Bridging micro-to-nano scales for metal ore characterization via one-shot super-resolution

Abstract

The mineral composition, micro/nanostructure, and distribution of ore materials are commonly visualized, analyzed, and characterized using 2-dimensional (2D) scanning electron microscopy (SEM) and 3D X-ray micro-computed tomography (micro-CT). While SEM offers sufficient resolution for nano-scale feature characterization, it is limited to 2D structural and property insights. Micro-CT allows for 3D structural analysis, but its resolution is inadequate for capturing fine features. Additionally, tomography involves a trade-off between resolution and field of view (FOV).

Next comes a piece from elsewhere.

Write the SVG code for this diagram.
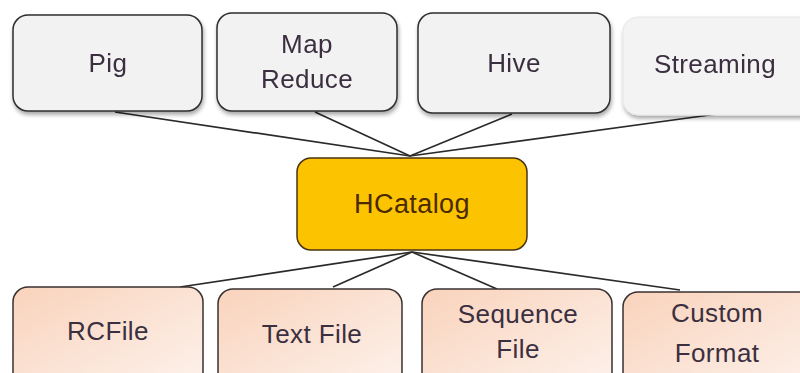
<svg xmlns="http://www.w3.org/2000/svg" width="800" height="373" viewBox="0 0 800 373">
<defs>
<filter id="sh" x="-10%" y="-10%" width="125%" height="130%">
<feGaussianBlur in="SourceAlpha" stdDeviation="2"/>
<feOffset dx="1" dy="3" result="b"/>
<feComponentTransfer><feFuncA type="linear" slope="0.35"/></feComponentTransfer>
<feMerge><feMergeNode/><feMergeNode in="SourceGraphic"/></feMerge>
</filter>
<linearGradient id="peach" x1="0" y1="0" x2="1" y2="1">
<stop offset="0" stop-color="#f9d3bc"/>
<stop offset="1" stop-color="#fdf2ec"/>
</linearGradient>
</defs>
<style>
.top{fill:#f2f2f2;stroke:#2e2e2e;stroke-width:1.5}
.stream{fill:#f3f3f3;stroke:#e6e6e6;stroke-width:1}
.bot{fill:url(#peach);stroke:#3a3030;stroke-width:1.5}
.hc{fill:#fcc400;stroke:#4a3410;stroke-width:1.5}
.t{font-family:"Liberation Sans",Arial,sans-serif;font-size:26px;letter-spacing:0.4px;fill:#3b2f40;text-anchor:middle}
.th{font-family:"Liberation Sans",Arial,sans-serif;font-size:27px;letter-spacing:0.4px;fill:#4a2a00;text-anchor:middle}
.c line{stroke:#2a2a2a;stroke-width:1.7}
</style>
<rect width="800" height="373" fill="#ffffff"/>
<g class="c" id="connectors">
<line x1="115" y1="112" x2="410" y2="156"/>
<line x1="315" y1="112" x2="410" y2="156"/>
<line x1="512" y1="114" x2="410" y2="156"/>
<line x1="717" y1="114" x2="410" y2="156"/>
<line x1="412" y1="252" x2="180" y2="287"/>
<line x1="412" y1="252" x2="333" y2="287"/>
<line x1="412" y1="252" x2="497" y2="289"/>
<line x1="412" y1="252" x2="680" y2="290"/>
</g>
<g id="pig" filter="url(#sh)"><rect class="top" x="13" y="15" width="189" height="96" rx="15"/><text class="t" x="108" y="72">Pig</text></g>
<g id="mapreduce" filter="url(#sh)"><rect class="top" x="217" y="13" width="180" height="98" rx="15"/><text class="t" x="307" y="53">Map</text><text class="t" x="307" y="88">Reduce</text></g>
<g id="hive" filter="url(#sh)"><rect class="top" x="418" y="13" width="192" height="100" rx="15"/><text class="t" x="514" y="72">Hive</text></g>
<g id="streaming" filter="url(#sh)"><rect class="stream" x="623" y="17" width="195" height="98" rx="15"/><text class="t" x="715" y="73">Streaming</text></g>
<g id="hcatalog"><rect class="hc" x="297" y="158" width="230" height="92" rx="14"/><text class="th" x="412" y="213">HCatalog</text></g>
<g id="rcfile"><rect class="bot" x="13" y="287" width="190" height="100" rx="15"/><text class="t" x="108" y="340">RCFile</text></g>
<g id="textfile"><rect class="bot" x="218" y="289" width="184" height="100" rx="15"/><text class="t" x="312" y="343">Text File</text></g>
<g id="sequencefile"><rect class="bot" x="422" y="289" width="190" height="100" rx="15"/><text class="t" x="518" y="323">Sequence</text><text class="t" x="518" y="358">File</text></g>
<g id="customformat"><rect class="bot" x="623" y="292" width="195" height="100" rx="15"/><text class="t" x="717" y="322">Custom</text><text class="t" x="717" y="362">Format</text></g>
</svg>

Practical scales often involve ore samples ranging from 10 mm to 80 mm in diameter, but acquiring fine-scale information ($<$1 $\mu m$) typically reduces the sample diameter to 2 mm. To address these gaps, a super-resolution technique is proposed that integrates micro-CT at practical scales with fine-scale data. The method uses a segmentation-guided one-shot super-resolution network to bridge 2D SEM ($0.5\mu m$) and 3D micro-CT ($6.9\mu m$) for four Fe-rich ore particles with varying mineralogy, texture, and porosity. Testing on unseen micro-CT sections shows an error of $<$10% compared to SEM data. An algorithm is proposed to transform the 3D super-resolved images into coarsened partial volume maps that contain SEM scale information but retain the micro-CT length scale. Porosity calculated from the coarsened maps agrees with experimental measurements, differing by less than 1%. This proposed workflow effectively infers nanoscale information at the micro-CT scale, substantially enhancing ore characterization.